Yaşadığımız bu felakette din tüccarları sahne alarak halkın öfkesini kaderle, dinle baskılamaya çalışıyorlar. Bölgede çadır yokken mescit konteynerleri, çocuklar için kuran kursu çadırları gönderenler “manevi rehberler” ve din görevleri ile halkı kaderciliğe çağırma peşinde. Enkaz altında binlerce insan varken tüm ülkede sela okutanlar ülkeyi koca bir cenaze evine çevirdiler. Diyanet “evlat edinilen depremzede çocuklarla evlenilebilir” fetvasıyla sapıklığı özendiriyor. Bu din bezirgânlarına geçit vermeyeceğiz, laik bir ülkeyi kadınlar kuracak!

Depremzede çocuklar tarikat yurtlarına yerleştirildi. Gaziantep'ten Sakarya'ya getirilen dokuz çocuk İsmailağa Cemaatinin kuran kursuna yatılı olarak verildi. Ülkenin Aile ve Sosyal Politikalar Bakan’ı ise sadece yalanlamakla ve bu konuyu gündeme getirenleri suçlamakla yetindi! Çocukları karanlığınıza teslim etmeyeceğiz!

Mülteciler yardım dağıtımı konusunda ayrımcılığa maruz bırakılıyor, yardım istemekten çekinir hale getiriliyorlar! Depremden kurtulan mülteciler şehirden ayrılmak istediklerinde izne tabi kılınıyor, izinsiz ayrılanlar sınır dışı ediliyor.

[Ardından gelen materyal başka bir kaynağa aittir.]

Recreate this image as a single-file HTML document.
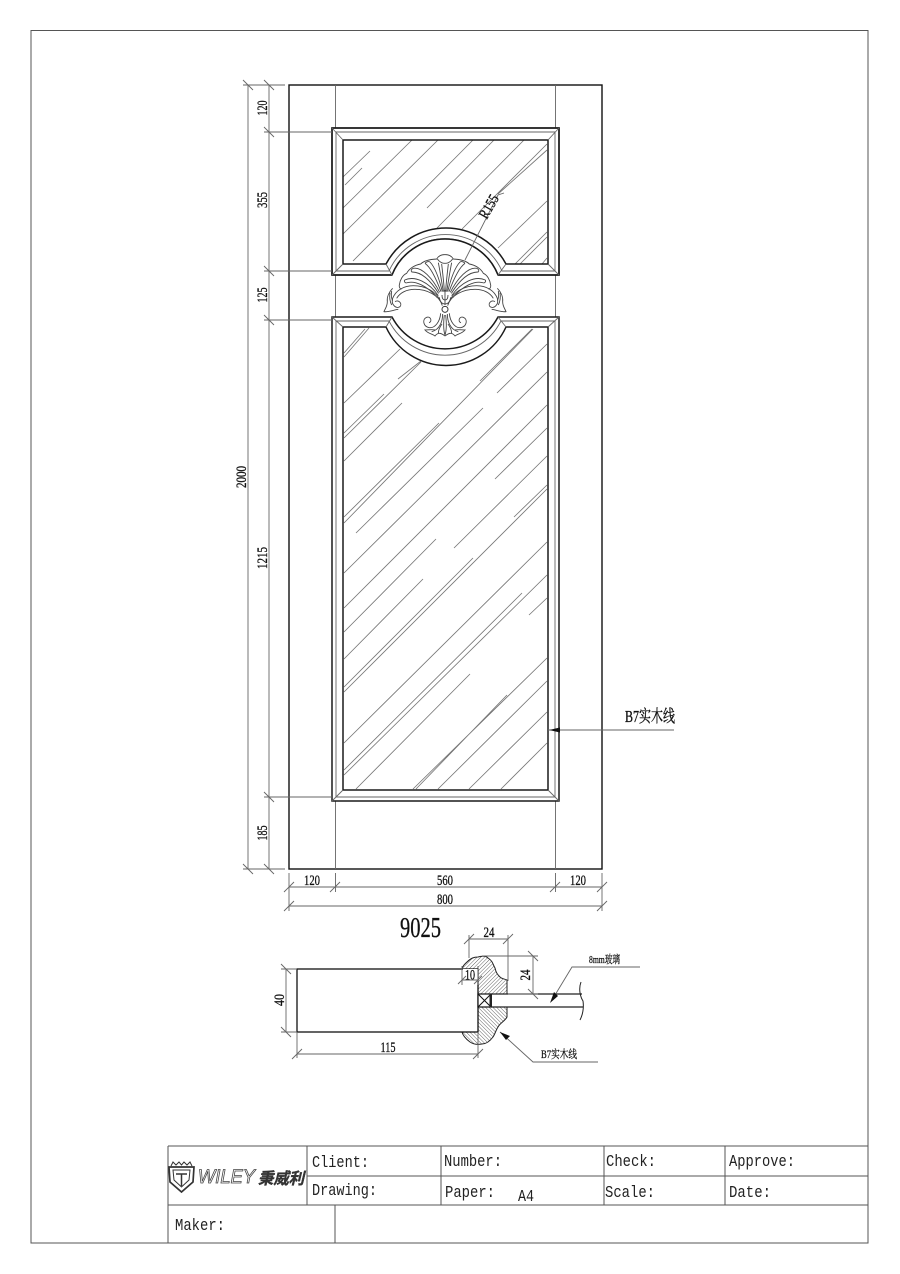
<!DOCTYPE html>
<html><head><meta charset="utf-8"><style>
html,body{margin:0;padding:0;background:#fff}
svg{display:block}
text{font-family:"Liberation Serif","Noto Serif CJK SC",serif;fill:#111}
.m{font-family:"Liberation Mono","Noto Sans CJK SC",monospace;font-size:16.5px;fill:#222}
.d{font-size:15px;text-anchor:middle;stroke:#111;stroke-width:.3}
.t{stroke:#666;stroke-width:.9;fill:none}
.k{stroke:#1a1a1a;stroke-width:1.5;fill:none}
.h{stroke:#777;stroke-width:.85;fill:none}
</style></head><body>
<svg width="900" height="1274" viewBox="0 0 900 1274" xmlns="http://www.w3.org/2000/svg">
<defs>
<pattern id="ha" width="2.600" height="2.600" patternUnits="userSpaceOnUse" patternTransform="rotate(45)"><line x1="0" y1="0" x2="0" y2="2.600" stroke="#444" stroke-width=".8"/></pattern>
<pattern id="hb" width="2.600" height="2.600" patternUnits="userSpaceOnUse" patternTransform="rotate(-45)"><line x1="0" y1="0" x2="0" y2="2.600" stroke="#444" stroke-width=".8"/></pattern>
<g id="half" fill="none" stroke="#444" stroke-width="2.700">
<path d="M195,14C185,13 175,18 170,27C150,28 132,32 122,42C105,45 88,55 80,70C68,75 60,90 58,105C57,112 60,116 64,118"/>
<path d="M172,27C182,40 190,40 195,40"/>
<path d="M175,38C180,62 185,95 190,125M185,42C188,70 192,100 193,125"/>
<path d="M135,40C150,50 168,85 183,125M150,36C165,52 178,88 187,125M135,40C140,35 146,34 150,36"/>
<path d="M100,55C125,50 158,85 179,127M95,66C125,65 152,92 176,130M100,55C94,57 92,62 95,66"/>
<path d="M74,90C105,76 147,97 175,137M78,99C105,90 142,108 172,143M74,90C72,94 74,98 78,99"/>
<path d="M180,152C170,125 135,107 100,107C70,107 47,122 38,145C32,165 50,178 60,170C68,160 55,148 45,155"/>
<path d="M187,167C178,135 140,118 105,118C80,118 60,128 50,145"/>
<path d="M38,115C28,125 20,140 22,155C22,170 14,178 12,185C25,187 40,180 55,178"/>
<path d="M30,128C28,140 30,155 35,165M35,123C33,135 34,145 38,152"/>
<path d="M182,190C180,215 165,235 148,233C130,230 125,208 140,202C152,198 158,215 147,218"/>
<path d="M188,192C188,215 178,240 155,245M193,195C190,220 190,240 195,255"/>
<path d="M195,258C185,250 175,245 165,258C155,250 145,252 135,240C145,240 155,238 165,240M175,250C175,240 180,230 186,222"/>
<path d="M178,142C180,155 186,162 195,162M186,135C186,145 190,150 195,150"/>
</g>
</defs>
<rect x="31" y="30.500" width="837" height="1212.500" fill="none" stroke="#555" stroke-width="1"/>

<!-- door -->
<rect x="289" y="85" width="313" height="784" fill="none" stroke="#111" stroke-width="1.4"/>
<path class="t" d="M335.500,85V128M335.500,275V317M335.500,801V869M555.500,85V128M555.500,275V317M555.500,801V869"/>

<!-- hatch upper -->
<path class="h" d="M343,177L370,151M345,185L362,168M343,208L412,140M343,234L438,140M353,261L473,140M427,208L494,140M437,228L524,140M462,229L547,144M498,194L547,150M498,248L547,201M515,264L547,232M520,264L547,237M542,264L547,258"/>
<!-- hatch lower -->
<path class="h" d="M344,353L365,329M344,357L369,328M344,403L400,349M398,379L421,361M344,438L421,362M344,433L384,394M344,461L402,403M344,517L439,423M344,523L533,329M480,381L532,329M356,533L483,408M497,393L547,344M344,573L547,372M344,608L547,405M495,479L547,428M344,632L436,539M454,548L547,456M514,517L547,485M344,692L547,489M344,687L473,558M344,743L547,542M344,659L423,579M344,770L522,593M344,775L547,575M356,789L470,674M529,615L547,598M413,789L547,658M416,789L507,695M438,789L547,681M469,789L547,712M501,789L547,743"/>

<!-- frames -->
<path d="M332,128H559V275H498A57,57 0 0 0 392,275H332Z" fill="none" stroke="#1a1a1a" stroke-width="1.5"/>
<path d="M392,275A57,57 0 0 1 498,275V300H392Z" fill="#fff" stroke="none"/>
<path class="k" d="M332,128H559V275H498A57,57 0 0 0 392,275H332Z"/>
<path class="k" d="M343,140H548V264H506A68,68 0 0 0 386,264H343Z"/>
<path class="t" d="M336,132H555V271H502A62,62 0 0 0 389,271H336Z"/>
<path class="t" d="M332,128L343,140M559,128L548,140M332,275L343,264M559,275L548,264M392,275L386,264M498,275L506,264"/>
<path class="k" d="M332,317H392A60,60 0 0 0 498,317H559V801H332Z"/>
<path class="k" d="M343,327H386A66,66 0 0 0 506,327H548V790H343Z"/>
<path class="t" d="M336,321H389A63,63 0 0 0 501,321H555V797H336Z"/>
<path class="t" d="M332,317L343,327M559,317L548,327M332,801L343,790M559,801L548,790M392,317L386,327M498,317L506,327"/>

<!-- carving -->
<g transform="translate(380,250) scale(.3333)">
<use href="#half"/>
<use href="#half" transform="translate(390,0) scale(-1,1)"/>
<circle cx="195" cy="178" r="9" fill="#fff" stroke="#333" stroke-width="3"/>
<path d="M195,120V165" stroke="#444" stroke-width="2.700" fill="none"/>
</g>

<!-- R155 -->
<path class="t" d="M465,260L498,195L504,193"/>
<text class="d" transform="translate(493,209) rotate(-60)" textLength="25" lengthAdjust="spacingAndGlyphs">R155</text>

<!-- left dims -->
<path class="t" d="M248,85V869M269,85V869M243,85H285M264,132H332M264,271H332M264,320H332M264,797H332M243,869H285"/>
<path class="t" d="M243,80L253,90M264,80L274,90M264,127L274,137M264,266L274,276M264,315L274,325M264,792L274,802M243,864L253,874M264,864L274,874"/>
<text class="d" transform="translate(267,108) rotate(-90)" textLength="15" lengthAdjust="spacingAndGlyphs">120</text>
<text class="d" transform="translate(267,200) rotate(-90)" textLength="16" lengthAdjust="spacingAndGlyphs">355</text>
<text class="d" transform="translate(267,295) rotate(-90)" textLength="15" lengthAdjust="spacingAndGlyphs">125</text>
<text class="d" transform="translate(267,558) rotate(-90)" textLength="22" lengthAdjust="spacingAndGlyphs">1215</text>
<text class="d" transform="translate(267,833) rotate(-90)" textLength="15" lengthAdjust="spacingAndGlyphs">185</text>
<text class="d" transform="translate(246,477) rotate(-90)" textLength="22" lengthAdjust="spacingAndGlyphs">2000</text>

<!-- bottom dims -->
<path class="t" d="M289,873V911M335.500,873V892M555.500,873V892M602,873V911M289,887H602M289,906H602"/>
<path class="t" d="M284,892L294,882M330,892L340,882M550,892L560,882M597,892L607,882M284,911L294,901M597,911L607,901"/>
<text class="d" x="312" y="885" textLength="16" lengthAdjust="spacingAndGlyphs">120</text>
<text class="d" x="445" y="885" textLength="16" lengthAdjust="spacingAndGlyphs">560</text>
<text class="d" x="578" y="885" textLength="16" lengthAdjust="spacingAndGlyphs">120</text>
<text class="d" x="445" y="904" textLength="16" lengthAdjust="spacingAndGlyphs">800</text>
<text x="420.500" y="937" font-size="28" text-anchor="middle" textLength="41" lengthAdjust="spacingAndGlyphs" stroke="#111" stroke-width=".3">9025</text>

<!-- B7 leader -->
<path class="t" d="M548,730H674"/>
<path d="M549,730L560,727.500V732.500Z" fill="#111"/>
<text x="625" y="722" font-size="17" textLength="50" lengthAdjust="spacingAndGlyphs" stroke="#111" stroke-width=".35">B7实木线</text>

<!-- section -->
<path d="M462,969C463,965 465,964 467,962C471,958 474,957 478,957C482,956 486,956 488,958C493,961 493,965 495,968C496,973 498,975 500,977C502,979 505,979 507,980V994H478V969Z" fill="url(#ha)"/>
<path d="M478,1007H507V1017C505,1021 500,1023 498,1027C496,1030 495,1034 493,1037C490,1041 486,1044 482,1044C477,1045 473,1044 470,1042C466,1039 463,1036 462,1032H478Z" fill="url(#hb)"/>
<path d="M462,969C463,965 465,964 467,962C471,958 474,957 478,957C482,956 486,956 488,958C493,961 493,965 495,968C496,973 498,975 500,977C502,979 505,979 507,980V994M507,1007V1017C505,1021 500,1023 498,1027C496,1030 495,1034 493,1037C490,1041 486,1044 482,1044C477,1045 473,1044 470,1042C466,1039 463,1036 462,1032" fill="none" stroke="#222" stroke-width="1"/>
<rect x="297" y="969" width="181" height="63" fill="none" stroke="#111" stroke-width="1.300"/>
<rect x="478" y="994" width="13" height="13" fill="#fff" stroke="#111" stroke-width="1.200"/>
<path d="M478,994L491,1007M491,994L478,1007" stroke="#111" stroke-width="1"/>
<rect x="489.500" y="994" width="2.500" height="13" fill="#222"/>
<path d="M491,994H582M491,1007H583" stroke="#222" stroke-width="1.200" fill="none"/>
<path d="M581,982C578,990 581,998 583,1001C584,1008 583,1014 580,1020" stroke="#222" stroke-width="1" fill="none"/>

<path class="t" d="M286,969V1032M281,969H297M281,1032H297M281,964L291,974M281,1027L291,1037"/>
<text class="d" transform="translate(284,1000) rotate(-90)" textLength="12" lengthAdjust="spacingAndGlyphs">40</text>
<path class="t" d="M297,1032V1058M478,1032V1058M297,1054H478M292,1059L302,1049M473,1059L483,1049"/>
<text class="d" x="388" y="1052" textLength="15" lengthAdjust="spacingAndGlyphs">115</text>
<path class="t" d="M469,935V958M508,935V981M469,939H508M464,944L474,934M503,944L513,934"/>
<text class="d" x="489" y="937" textLength="11" lengthAdjust="spacingAndGlyphs">24</text>
<path class="t" d="M533,956V994M482,956H538M508,994H538M528,951L538,961M528,989L538,999"/>
<text class="d" transform="translate(530,975) rotate(-90)" textLength="11" lengthAdjust="spacingAndGlyphs">24</text>
<rect x="463" y="969" width="14.500" height="11" fill="#fff"/>
<path class="t" d="M462,966V985M478,966V985M462,980H478M458,984L466,976M474,984L482,976"/>
<text class="d" x="470" y="979.500" textLength="10" lengthAdjust="spacingAndGlyphs">10</text>

<path class="t" d="M552,1000L572,967H640"/>
<path d="M550,1003L554,992L558,996Z" fill="#111"/>
<text x="589" y="963" font-size="11" textLength="31" lengthAdjust="spacingAndGlyphs" stroke="#111" stroke-width=".25">8mm玻璃</text>
<path class="t" d="M500,1032L533,1062H598"/>
<path d="M500,1032L510,1036L506,1040Z" fill="#111"/>
<text x="541" y="1058" font-size="11.500" textLength="36" lengthAdjust="spacingAndGlyphs" stroke="#111" stroke-width=".25">B7实木线</text>

<!-- title block -->
<path d="M168,1146H868M307,1176H868M168,1205H868M168,1146V1243M307,1146V1205M441,1146V1205M604,1146V1205M725,1146V1205M335,1205V1243" fill="none" stroke="#555" stroke-width="1"/>
<g transform="translate(168,1162)" fill="none" stroke="#333">
<path d="M1,5H26L25,20L13.500,30L2,20Z" stroke-width="1.700"/>
<path d="M5,8H22L21,18L13.500,25L6,18Z" stroke-width="1"/>
<path d="M8,12H19M13.500,12V24" stroke-width="1.500"/>
<path d="M3,4L5,0L8,3L11,0L13.500,3L16,0L19,3L22,0L24,4" stroke-width="1"/>
</g>
<text x="198" y="1183" font-size="19" font-style="italic" textLength="57" lengthAdjust="spacingAndGlyphs" style="font-family:'Liberation Sans',sans-serif;fill:#fff;stroke:#444;stroke-width:.8">WILEY</text>
<text x="258" y="1184" font-size="16" font-style="italic" font-weight="bold" textLength="46" lengthAdjust="spacingAndGlyphs" style="font-family:'Noto Sans CJK SC',sans-serif;fill:#333;stroke:#333;stroke-width:.4">秉威利</text>

<text class="m" x="312" y="1167" textLength="57" lengthAdjust="spacingAndGlyphs">Client:</text>
<text class="m" x="312" y="1195" textLength="65" lengthAdjust="spacingAndGlyphs">Drawing:</text>
<text class="m" x="444" y="1166" textLength="58" lengthAdjust="spacingAndGlyphs">Number:</text>
<text class="m" x="445" y="1197" textLength="50" lengthAdjust="spacingAndGlyphs">Paper:</text>
<text class="m" x="518" y="1201" textLength="16" lengthAdjust="spacingAndGlyphs">A4</text>
<text class="m" x="606" y="1166" textLength="50" lengthAdjust="spacingAndGlyphs">Check:</text>
<text class="m" x="729" y="1166" textLength="66" lengthAdjust="spacingAndGlyphs">Approve:</text>
<text class="m" x="605" y="1197" textLength="50" lengthAdjust="spacingAndGlyphs">Scale:</text>
<text class="m" x="729" y="1197" textLength="42" lengthAdjust="spacingAndGlyphs">Date:</text>
<text class="m" x="175" y="1230" textLength="50" lengthAdjust="spacingAndGlyphs">Maker:</text>
</svg>
</body></html>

Yağma veya kadına yönelik şiddet görüntülerdeki insanların hepsi mülteciymiş gibi lanse ediliyor. Mülteci kadınlar deprem bölgesinde şiddete ve yoksulluğa mahkum edilmek isteniyor. Bizler Eskişehir sokakların söylemeye devam edeceğiz: Mülteci kadınlar kız kardeşlerimizdir!

Depremin ilk gününden bu yana en büyük eksik barınmayken iktidar çözümü üniversiteleri kapatıp depremden etkilenenleri KYK yurtlarına yerleştirmekte buldu. 1 milyondan fazla boş konut varken, oteller boşken depremzedelerin KYK yurtlarına yerleştirilmesi ve üniversitelerde eğitimin online yürütülmesi kararı kabul edilemez. Üniversiteler yalnızca mesleki eğitimin öğretildiği alanlar değildir! Öğrencilerin okullarından ve arkadaşlarından ayrı bırakılması depremin yarattığı yıkımı derinleştirir! İktidarın almadığı sorumluluk öğrencilere yüklenemez!

Depremde yaşanan yıkım ve ölümler nasıl kader değilse kadın cinayetleri ve kadına yönelik şiddet de kader değildir. Depremde gerekli tedbirleri almayan, depremde yıkılmayacak şehirleri kurmanın politikasını yürütmeyenler; kadın cinayetlerini ve şüpheli kadın ölümlerini durdurmak için de gerekli politikaları hayata geçirmeyenler, İstanbul Sözleşmesi’nden imza çekenlerdir. Bizler tıpkı depremin ardından nasıl barınma hakkımız için mücadele etmişsek, kadına yönelik her türlü şiddetin son bulması için, yaşam hakkımız için de mücadeleye devam edeceğiz!

Bizler biliyoruz ki tarih direnen kadınların mücadeleleriyle yeniden yazılıyor. Dünden bugüne gerçek eşitliğin, özgürlüğün dünyasını bulunduğumuz her alanda kurmak için mücadele etmekten vazgeçmeyeceğiz. Yaralarımızı kadın dayanışmasıyla saracağız."